## Start Stored data

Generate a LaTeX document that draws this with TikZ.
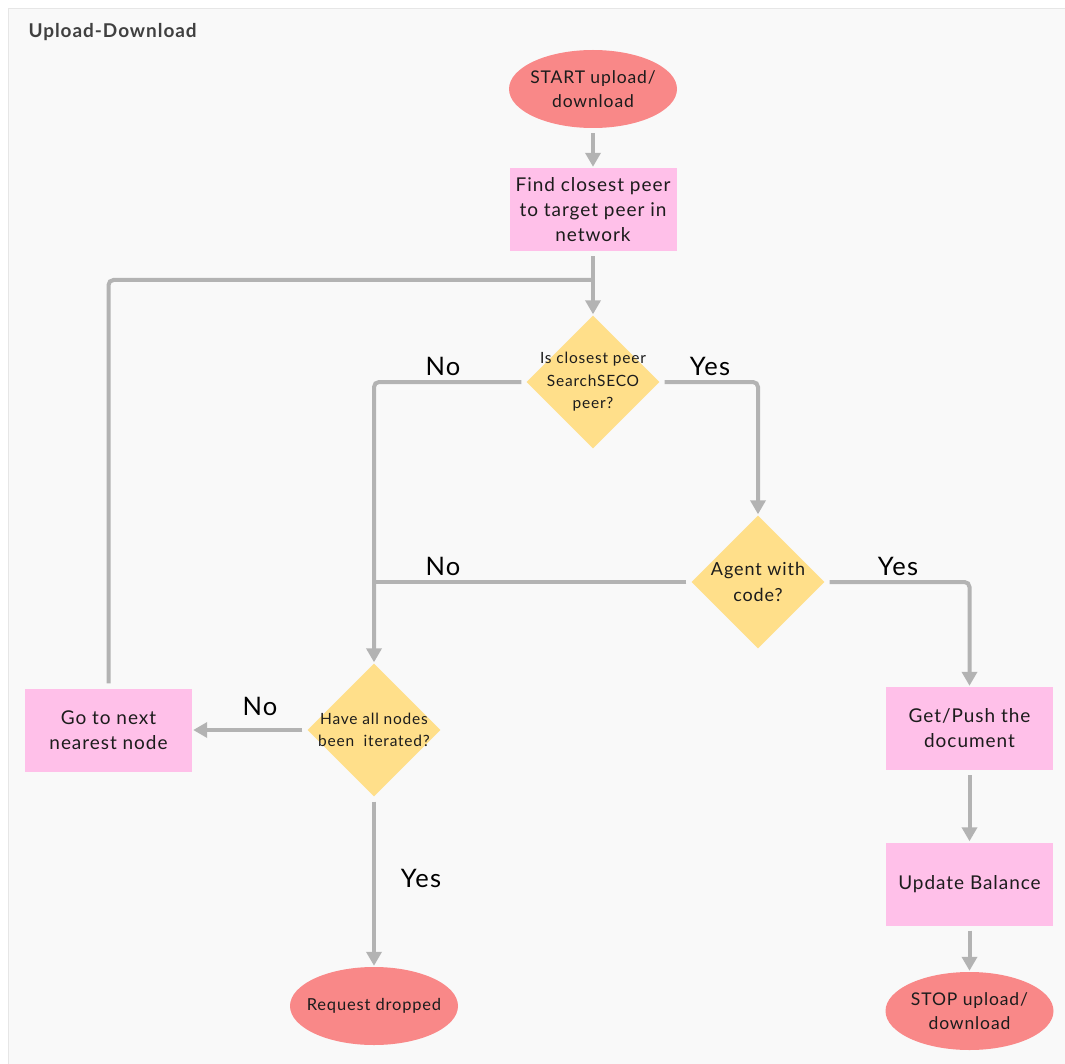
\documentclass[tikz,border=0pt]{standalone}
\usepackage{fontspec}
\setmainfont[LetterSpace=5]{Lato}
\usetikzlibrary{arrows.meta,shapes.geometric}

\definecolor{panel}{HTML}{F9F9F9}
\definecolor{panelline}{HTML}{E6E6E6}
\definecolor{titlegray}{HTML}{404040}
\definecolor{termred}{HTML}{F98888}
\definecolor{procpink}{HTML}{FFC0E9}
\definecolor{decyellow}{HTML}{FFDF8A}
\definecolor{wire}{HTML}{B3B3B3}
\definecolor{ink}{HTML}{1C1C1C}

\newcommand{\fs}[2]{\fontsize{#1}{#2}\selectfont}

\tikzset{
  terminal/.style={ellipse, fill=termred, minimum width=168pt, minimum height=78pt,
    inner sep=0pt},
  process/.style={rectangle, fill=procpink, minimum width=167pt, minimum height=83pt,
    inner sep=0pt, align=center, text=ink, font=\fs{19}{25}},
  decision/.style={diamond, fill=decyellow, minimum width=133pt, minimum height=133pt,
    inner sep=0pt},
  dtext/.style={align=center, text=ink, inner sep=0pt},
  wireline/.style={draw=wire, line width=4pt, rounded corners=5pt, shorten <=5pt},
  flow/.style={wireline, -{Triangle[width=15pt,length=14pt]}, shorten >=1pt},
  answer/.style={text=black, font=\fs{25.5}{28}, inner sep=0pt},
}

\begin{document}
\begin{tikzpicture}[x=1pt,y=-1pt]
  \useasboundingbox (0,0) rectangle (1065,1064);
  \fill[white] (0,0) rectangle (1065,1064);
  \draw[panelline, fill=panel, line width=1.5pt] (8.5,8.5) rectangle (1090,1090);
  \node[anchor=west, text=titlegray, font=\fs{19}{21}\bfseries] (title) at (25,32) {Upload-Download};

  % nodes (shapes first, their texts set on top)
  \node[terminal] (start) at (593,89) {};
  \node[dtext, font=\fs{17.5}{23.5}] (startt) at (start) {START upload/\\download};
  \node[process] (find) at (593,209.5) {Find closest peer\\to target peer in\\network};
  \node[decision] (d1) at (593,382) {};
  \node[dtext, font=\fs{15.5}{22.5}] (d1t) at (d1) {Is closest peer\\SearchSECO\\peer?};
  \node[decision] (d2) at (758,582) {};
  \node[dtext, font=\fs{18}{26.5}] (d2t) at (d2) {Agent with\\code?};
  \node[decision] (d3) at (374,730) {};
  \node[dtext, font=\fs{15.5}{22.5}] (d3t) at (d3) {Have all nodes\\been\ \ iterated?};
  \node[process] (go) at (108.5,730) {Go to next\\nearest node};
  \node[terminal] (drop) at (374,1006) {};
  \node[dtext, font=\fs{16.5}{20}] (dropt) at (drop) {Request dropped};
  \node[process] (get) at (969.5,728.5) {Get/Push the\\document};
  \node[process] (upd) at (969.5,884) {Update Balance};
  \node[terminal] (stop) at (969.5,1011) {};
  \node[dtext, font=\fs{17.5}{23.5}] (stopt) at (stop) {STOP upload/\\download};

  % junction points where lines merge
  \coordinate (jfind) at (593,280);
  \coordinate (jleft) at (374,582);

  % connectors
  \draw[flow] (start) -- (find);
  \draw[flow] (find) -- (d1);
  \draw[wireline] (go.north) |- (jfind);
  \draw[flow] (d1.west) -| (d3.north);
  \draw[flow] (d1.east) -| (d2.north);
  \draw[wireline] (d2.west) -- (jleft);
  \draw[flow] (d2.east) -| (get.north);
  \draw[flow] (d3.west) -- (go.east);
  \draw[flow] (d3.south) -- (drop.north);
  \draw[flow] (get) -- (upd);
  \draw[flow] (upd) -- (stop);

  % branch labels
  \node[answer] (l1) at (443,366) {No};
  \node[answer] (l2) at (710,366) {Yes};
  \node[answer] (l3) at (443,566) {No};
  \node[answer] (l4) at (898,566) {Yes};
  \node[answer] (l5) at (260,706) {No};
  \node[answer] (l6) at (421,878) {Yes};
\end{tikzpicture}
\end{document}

## End Stored data
## Start Stored data

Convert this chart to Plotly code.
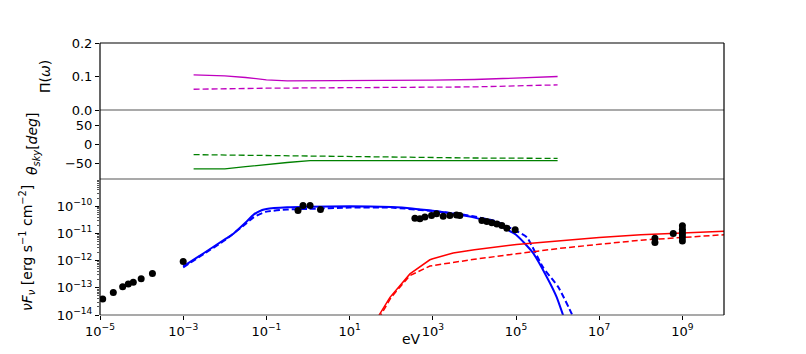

## End Stored data
## Start Stored data

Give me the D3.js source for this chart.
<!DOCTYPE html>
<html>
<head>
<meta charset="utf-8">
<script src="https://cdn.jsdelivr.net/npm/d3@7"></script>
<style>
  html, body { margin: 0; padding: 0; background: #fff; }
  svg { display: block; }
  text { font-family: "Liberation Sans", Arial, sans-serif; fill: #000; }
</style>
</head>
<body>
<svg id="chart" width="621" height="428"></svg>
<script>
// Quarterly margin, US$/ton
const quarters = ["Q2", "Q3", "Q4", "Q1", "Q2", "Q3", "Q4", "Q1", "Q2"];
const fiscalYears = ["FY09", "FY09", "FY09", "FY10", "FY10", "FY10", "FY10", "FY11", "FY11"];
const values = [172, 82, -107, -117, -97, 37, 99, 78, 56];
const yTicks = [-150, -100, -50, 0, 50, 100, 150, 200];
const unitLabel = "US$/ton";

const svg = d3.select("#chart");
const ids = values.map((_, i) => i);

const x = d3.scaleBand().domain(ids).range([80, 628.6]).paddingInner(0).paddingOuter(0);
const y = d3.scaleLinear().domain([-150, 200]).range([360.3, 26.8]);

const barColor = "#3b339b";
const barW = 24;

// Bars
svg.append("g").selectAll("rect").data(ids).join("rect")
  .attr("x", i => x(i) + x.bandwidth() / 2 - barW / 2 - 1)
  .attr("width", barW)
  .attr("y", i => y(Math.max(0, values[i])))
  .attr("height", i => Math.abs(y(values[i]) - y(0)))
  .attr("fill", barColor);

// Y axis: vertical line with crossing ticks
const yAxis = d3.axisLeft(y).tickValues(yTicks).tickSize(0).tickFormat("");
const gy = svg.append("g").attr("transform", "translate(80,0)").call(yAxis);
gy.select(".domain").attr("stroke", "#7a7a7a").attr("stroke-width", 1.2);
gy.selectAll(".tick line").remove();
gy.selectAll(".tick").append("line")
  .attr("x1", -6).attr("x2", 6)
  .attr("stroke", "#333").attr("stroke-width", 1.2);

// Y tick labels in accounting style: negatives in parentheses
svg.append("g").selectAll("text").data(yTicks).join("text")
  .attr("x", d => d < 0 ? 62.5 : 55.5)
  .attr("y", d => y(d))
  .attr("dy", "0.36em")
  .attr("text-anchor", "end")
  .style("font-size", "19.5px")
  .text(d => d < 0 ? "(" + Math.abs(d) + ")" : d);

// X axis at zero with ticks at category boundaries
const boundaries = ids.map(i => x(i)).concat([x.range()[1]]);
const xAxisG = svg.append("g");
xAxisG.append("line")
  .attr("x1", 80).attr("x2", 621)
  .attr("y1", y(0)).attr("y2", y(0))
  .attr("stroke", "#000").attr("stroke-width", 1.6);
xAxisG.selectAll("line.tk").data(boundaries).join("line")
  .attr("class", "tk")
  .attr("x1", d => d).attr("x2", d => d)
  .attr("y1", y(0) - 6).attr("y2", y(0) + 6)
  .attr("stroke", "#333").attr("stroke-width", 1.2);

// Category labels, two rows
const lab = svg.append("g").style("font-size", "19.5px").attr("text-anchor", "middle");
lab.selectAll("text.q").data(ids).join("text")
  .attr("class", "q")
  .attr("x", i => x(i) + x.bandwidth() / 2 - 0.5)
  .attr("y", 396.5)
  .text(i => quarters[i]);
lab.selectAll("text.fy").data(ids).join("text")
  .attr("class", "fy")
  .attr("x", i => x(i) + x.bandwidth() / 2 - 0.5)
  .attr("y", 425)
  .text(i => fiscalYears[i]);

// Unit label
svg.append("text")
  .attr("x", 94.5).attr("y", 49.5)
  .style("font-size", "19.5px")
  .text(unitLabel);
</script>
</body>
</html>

## End Stored data

## Stated exercise
Reproduce, starting at the line containing "Generate a LaTeX" and stopping after the line containing "(title) at (25,32)", each of those lines exactly and no others; leave pictures out.

## Correct result
Generate a LaTeX document that draws this with TikZ.
\documentclass[tikz,border=0pt]{standalone}
\usepackage{fontspec}
\setmainfont[LetterSpace=5]{Lato}
\usetikzlibrary{arrows.meta,shapes.geometric}

\definecolor{panel}{HTML}{F9F9F9}
\definecolor{panelline}{HTML}{E6E6E6}
\definecolor{titlegray}{HTML}{404040}
\definecolor{termred}{HTML}{F98888}
\definecolor{procpink}{HTML}{FFC0E9}
\definecolor{decyellow}{HTML}{FFDF8A}
\definecolor{wire}{HTML}{B3B3B3}
\definecolor{ink}{HTML}{1C1C1C}

\newcommand{\fs}[2]{\fontsize{#1}{#2}\selectfont}

\tikzset{
  terminal/.style={ellipse, fill=termred, minimum width=168pt, minimum height=78pt,
    inner sep=0pt},
  process/.style={rectangle, fill=procpink, minimum width=167pt, minimum height=83pt,
    inner sep=0pt, align=center, text=ink, font=\fs{19}{25}},
  decision/.style={diamond, fill=decyellow, minimum width=133pt, minimum height=133pt,
    inner sep=0pt},
  dtext/.style={align=center, text=ink, inner sep=0pt},
  wireline/.style={draw=wire, line width=4pt, rounded corners=5pt, shorten <=5pt},
  flow/.style={wireline, -{Triangle[width=15pt,length=14pt]}, shorten >=1pt},
  answer/.style={text=black, font=\fs{25.5}{28}, inner sep=0pt},
}

\begin{document}
\begin{tikzpicture}[x=1pt,y=-1pt]
  \useasboundingbox (0,0) rectangle (1065,1064);
  \fill[white] (0,0) rectangle (1065,1064);
  \draw[panelline, fill=panel, line width=1.5pt] (8.5,8.5) rectangle (1090,1090);
  \node[anchor=west, text=titlegray, font=\fs{19}{21}\bfseries] (title) at (25,32) {Upload-Download};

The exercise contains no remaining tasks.